• INFORMATION SHOWN:
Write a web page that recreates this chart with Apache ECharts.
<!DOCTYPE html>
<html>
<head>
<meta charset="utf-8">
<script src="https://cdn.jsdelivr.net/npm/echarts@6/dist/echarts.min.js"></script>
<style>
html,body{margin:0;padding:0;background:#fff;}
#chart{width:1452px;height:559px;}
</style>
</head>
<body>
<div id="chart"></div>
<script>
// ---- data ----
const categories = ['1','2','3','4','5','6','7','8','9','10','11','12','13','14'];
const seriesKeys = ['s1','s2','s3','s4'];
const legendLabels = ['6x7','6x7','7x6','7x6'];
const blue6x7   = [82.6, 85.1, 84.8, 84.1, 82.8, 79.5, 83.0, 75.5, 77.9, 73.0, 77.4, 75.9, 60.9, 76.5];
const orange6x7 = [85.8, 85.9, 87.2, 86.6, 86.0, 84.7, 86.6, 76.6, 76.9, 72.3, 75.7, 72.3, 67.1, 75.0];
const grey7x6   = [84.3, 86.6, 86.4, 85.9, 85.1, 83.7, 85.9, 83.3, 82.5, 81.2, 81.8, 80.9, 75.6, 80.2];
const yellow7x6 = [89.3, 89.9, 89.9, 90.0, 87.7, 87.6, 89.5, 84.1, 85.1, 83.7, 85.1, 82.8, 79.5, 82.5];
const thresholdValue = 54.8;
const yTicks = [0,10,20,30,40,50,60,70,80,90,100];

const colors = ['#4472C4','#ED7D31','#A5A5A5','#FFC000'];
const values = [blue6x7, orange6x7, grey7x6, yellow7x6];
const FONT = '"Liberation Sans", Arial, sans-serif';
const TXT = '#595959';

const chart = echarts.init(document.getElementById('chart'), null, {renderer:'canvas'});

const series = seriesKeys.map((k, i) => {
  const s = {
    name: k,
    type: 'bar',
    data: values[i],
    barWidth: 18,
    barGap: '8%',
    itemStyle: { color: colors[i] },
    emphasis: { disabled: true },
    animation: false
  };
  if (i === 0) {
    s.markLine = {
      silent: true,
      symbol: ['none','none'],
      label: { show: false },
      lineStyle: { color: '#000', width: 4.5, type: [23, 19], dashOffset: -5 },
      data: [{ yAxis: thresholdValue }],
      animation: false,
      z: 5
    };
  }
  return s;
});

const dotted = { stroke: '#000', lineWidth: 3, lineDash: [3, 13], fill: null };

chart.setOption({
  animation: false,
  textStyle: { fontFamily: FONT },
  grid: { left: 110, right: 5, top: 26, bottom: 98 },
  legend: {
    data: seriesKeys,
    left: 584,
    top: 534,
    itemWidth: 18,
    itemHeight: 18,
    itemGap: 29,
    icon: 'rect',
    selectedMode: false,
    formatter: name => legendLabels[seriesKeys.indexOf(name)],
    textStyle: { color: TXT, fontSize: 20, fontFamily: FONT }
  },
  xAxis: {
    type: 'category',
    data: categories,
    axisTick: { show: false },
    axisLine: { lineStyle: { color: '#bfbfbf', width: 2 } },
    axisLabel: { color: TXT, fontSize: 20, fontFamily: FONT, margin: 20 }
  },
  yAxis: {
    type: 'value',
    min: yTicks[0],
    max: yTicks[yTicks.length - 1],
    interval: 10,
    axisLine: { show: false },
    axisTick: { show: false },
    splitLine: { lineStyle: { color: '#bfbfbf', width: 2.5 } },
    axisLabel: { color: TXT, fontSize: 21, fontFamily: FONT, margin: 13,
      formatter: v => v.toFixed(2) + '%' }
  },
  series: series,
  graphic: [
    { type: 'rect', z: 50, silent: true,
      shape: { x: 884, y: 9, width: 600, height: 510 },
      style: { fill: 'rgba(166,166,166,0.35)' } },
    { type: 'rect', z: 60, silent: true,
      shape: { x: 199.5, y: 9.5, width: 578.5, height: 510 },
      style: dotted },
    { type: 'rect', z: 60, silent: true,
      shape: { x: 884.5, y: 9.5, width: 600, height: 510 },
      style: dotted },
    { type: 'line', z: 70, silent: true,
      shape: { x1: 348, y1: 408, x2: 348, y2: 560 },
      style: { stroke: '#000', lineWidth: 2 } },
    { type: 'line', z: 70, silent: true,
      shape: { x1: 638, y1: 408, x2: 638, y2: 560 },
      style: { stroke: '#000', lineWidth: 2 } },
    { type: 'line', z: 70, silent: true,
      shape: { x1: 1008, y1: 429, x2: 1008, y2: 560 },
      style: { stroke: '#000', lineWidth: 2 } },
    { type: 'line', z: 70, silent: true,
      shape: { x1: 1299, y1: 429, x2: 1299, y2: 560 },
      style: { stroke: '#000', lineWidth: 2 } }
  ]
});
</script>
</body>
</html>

==

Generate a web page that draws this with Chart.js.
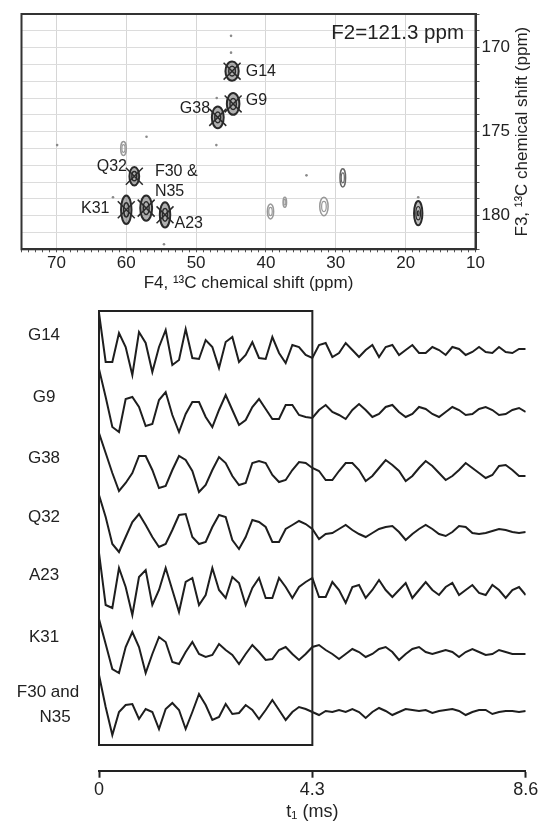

* * *

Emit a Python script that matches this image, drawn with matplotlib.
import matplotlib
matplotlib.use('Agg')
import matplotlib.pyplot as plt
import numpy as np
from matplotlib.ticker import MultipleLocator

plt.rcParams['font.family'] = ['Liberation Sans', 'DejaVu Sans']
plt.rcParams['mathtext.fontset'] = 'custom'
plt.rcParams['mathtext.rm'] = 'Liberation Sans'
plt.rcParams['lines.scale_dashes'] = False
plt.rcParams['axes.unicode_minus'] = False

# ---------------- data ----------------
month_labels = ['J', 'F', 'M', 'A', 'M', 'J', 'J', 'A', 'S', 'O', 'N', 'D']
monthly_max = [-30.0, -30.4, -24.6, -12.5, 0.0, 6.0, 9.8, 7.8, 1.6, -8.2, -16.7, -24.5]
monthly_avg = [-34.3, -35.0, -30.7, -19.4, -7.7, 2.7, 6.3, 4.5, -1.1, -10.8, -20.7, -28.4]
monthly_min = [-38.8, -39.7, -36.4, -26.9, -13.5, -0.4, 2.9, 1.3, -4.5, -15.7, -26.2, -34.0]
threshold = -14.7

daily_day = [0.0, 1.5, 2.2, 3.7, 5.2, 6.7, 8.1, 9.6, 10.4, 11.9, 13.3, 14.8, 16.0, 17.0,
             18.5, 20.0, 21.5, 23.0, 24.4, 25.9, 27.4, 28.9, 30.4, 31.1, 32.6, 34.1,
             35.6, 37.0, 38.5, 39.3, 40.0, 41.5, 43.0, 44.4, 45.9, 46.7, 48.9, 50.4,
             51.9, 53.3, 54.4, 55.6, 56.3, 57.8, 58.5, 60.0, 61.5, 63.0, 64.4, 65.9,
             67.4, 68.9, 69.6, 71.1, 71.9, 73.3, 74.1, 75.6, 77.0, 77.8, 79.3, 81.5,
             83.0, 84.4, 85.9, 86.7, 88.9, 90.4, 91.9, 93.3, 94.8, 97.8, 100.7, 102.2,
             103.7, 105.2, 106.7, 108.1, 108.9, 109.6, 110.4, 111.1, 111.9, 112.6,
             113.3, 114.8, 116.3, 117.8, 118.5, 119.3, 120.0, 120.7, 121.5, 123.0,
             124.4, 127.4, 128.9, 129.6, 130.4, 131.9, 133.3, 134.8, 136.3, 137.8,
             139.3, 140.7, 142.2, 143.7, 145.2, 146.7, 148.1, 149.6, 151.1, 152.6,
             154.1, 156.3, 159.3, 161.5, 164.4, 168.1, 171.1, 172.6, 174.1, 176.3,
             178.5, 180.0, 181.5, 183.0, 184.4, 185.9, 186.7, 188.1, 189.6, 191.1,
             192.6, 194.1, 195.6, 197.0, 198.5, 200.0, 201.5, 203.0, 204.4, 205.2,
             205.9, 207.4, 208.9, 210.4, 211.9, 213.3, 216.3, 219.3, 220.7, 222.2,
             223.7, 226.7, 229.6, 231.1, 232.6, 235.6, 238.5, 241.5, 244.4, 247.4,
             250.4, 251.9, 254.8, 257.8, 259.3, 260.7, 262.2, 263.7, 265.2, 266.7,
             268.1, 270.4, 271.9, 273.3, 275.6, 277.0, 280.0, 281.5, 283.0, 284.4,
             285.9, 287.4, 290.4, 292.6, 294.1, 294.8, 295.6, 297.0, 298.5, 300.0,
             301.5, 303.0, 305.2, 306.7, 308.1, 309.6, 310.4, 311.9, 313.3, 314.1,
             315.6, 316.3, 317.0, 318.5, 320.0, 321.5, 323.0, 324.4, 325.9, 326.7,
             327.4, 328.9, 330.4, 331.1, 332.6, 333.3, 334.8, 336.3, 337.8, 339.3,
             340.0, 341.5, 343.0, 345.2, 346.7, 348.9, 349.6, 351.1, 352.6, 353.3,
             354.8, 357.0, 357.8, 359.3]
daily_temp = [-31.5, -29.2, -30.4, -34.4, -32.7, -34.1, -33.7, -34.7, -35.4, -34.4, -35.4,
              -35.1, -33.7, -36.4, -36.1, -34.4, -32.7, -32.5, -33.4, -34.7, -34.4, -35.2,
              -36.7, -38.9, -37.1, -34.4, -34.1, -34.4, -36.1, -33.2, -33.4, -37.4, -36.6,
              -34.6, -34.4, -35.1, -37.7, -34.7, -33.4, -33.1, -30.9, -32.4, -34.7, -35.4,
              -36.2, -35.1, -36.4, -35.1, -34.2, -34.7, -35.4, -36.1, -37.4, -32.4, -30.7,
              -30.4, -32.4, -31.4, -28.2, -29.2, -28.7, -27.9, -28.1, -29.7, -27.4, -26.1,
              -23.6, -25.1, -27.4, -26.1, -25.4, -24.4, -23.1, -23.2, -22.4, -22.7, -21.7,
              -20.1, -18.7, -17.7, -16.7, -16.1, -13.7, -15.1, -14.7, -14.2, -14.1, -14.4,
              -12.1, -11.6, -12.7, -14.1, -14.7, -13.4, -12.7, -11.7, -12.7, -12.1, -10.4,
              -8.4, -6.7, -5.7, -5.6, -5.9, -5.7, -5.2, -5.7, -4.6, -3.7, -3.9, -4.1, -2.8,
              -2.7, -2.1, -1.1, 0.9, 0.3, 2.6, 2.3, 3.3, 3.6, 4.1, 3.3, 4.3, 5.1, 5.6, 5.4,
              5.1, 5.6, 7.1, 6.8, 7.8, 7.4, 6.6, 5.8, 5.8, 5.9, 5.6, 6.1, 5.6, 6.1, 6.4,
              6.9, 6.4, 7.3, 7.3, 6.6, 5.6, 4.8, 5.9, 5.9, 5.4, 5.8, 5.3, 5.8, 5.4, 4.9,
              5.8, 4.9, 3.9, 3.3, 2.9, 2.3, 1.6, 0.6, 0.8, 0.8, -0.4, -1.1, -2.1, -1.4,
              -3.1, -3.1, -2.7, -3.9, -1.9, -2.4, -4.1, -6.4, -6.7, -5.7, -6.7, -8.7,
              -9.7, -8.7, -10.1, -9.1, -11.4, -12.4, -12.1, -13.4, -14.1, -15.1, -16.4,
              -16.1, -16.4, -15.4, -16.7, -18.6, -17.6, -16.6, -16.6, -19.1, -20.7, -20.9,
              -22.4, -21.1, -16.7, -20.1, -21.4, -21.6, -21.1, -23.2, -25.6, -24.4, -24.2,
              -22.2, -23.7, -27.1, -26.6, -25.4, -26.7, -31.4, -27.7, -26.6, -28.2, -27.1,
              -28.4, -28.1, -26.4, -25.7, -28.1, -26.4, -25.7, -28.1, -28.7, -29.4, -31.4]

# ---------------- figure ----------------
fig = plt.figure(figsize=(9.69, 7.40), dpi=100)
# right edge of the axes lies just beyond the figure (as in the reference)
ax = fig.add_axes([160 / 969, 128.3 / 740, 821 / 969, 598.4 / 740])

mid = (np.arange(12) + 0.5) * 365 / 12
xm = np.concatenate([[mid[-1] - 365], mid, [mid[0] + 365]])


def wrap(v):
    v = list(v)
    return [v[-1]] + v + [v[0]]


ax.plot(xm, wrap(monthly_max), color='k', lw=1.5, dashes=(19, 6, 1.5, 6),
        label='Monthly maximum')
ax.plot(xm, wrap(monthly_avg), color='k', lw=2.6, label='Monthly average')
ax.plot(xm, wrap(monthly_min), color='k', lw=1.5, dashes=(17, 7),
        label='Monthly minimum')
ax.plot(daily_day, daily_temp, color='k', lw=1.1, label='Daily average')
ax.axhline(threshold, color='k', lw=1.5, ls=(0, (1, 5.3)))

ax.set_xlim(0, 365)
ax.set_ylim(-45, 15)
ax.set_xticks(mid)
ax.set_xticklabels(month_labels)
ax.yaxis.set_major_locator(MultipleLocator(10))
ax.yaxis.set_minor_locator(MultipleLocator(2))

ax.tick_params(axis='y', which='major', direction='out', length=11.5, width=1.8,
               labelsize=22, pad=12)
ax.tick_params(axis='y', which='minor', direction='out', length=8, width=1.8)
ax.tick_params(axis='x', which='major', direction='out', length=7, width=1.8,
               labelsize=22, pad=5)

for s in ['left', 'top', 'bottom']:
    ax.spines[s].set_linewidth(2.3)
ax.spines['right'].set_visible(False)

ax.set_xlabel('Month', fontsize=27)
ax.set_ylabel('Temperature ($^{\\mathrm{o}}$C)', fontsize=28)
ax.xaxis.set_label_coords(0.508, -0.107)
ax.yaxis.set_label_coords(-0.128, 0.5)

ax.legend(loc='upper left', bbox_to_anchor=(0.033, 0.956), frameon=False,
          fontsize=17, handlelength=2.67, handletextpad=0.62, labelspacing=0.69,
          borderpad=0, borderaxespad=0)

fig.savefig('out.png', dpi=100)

• OBJECTIVE: Within the listing above, locate the line containing "Emit a Python" and the line containing "threshold = -14.7". Reproduce those two lines and all lines between them exactly, with nothing added.

• FULL OUTPUT:
Emit a Python script that matches this image, drawn with matplotlib.
import matplotlib
matplotlib.use('Agg')
import matplotlib.pyplot as plt
import numpy as np
from matplotlib.ticker import MultipleLocator

plt.rcParams['font.family'] = ['Liberation Sans', 'DejaVu Sans']
plt.rcParams['mathtext.fontset'] = 'custom'
plt.rcParams['mathtext.rm'] = 'Liberation Sans'
plt.rcParams['lines.scale_dashes'] = False
plt.rcParams['axes.unicode_minus'] = False

# ---------------- data ----------------
month_labels = ['J', 'F', 'M', 'A', 'M', 'J', 'J', 'A', 'S', 'O', 'N', 'D']
monthly_max = [-30.0, -30.4, -24.6, -12.5, 0.0, 6.0, 9.8, 7.8, 1.6, -8.2, -16.7, -24.5]
monthly_avg = [-34.3, -35.0, -30.7, -19.4, -7.7, 2.7, 6.3, 4.5, -1.1, -10.8, -20.7, -28.4]
monthly_min = [-38.8, -39.7, -36.4, -26.9, -13.5, -0.4, 2.9, 1.3, -4.5, -15.7, -26.2, -34.0]
threshold = -14.7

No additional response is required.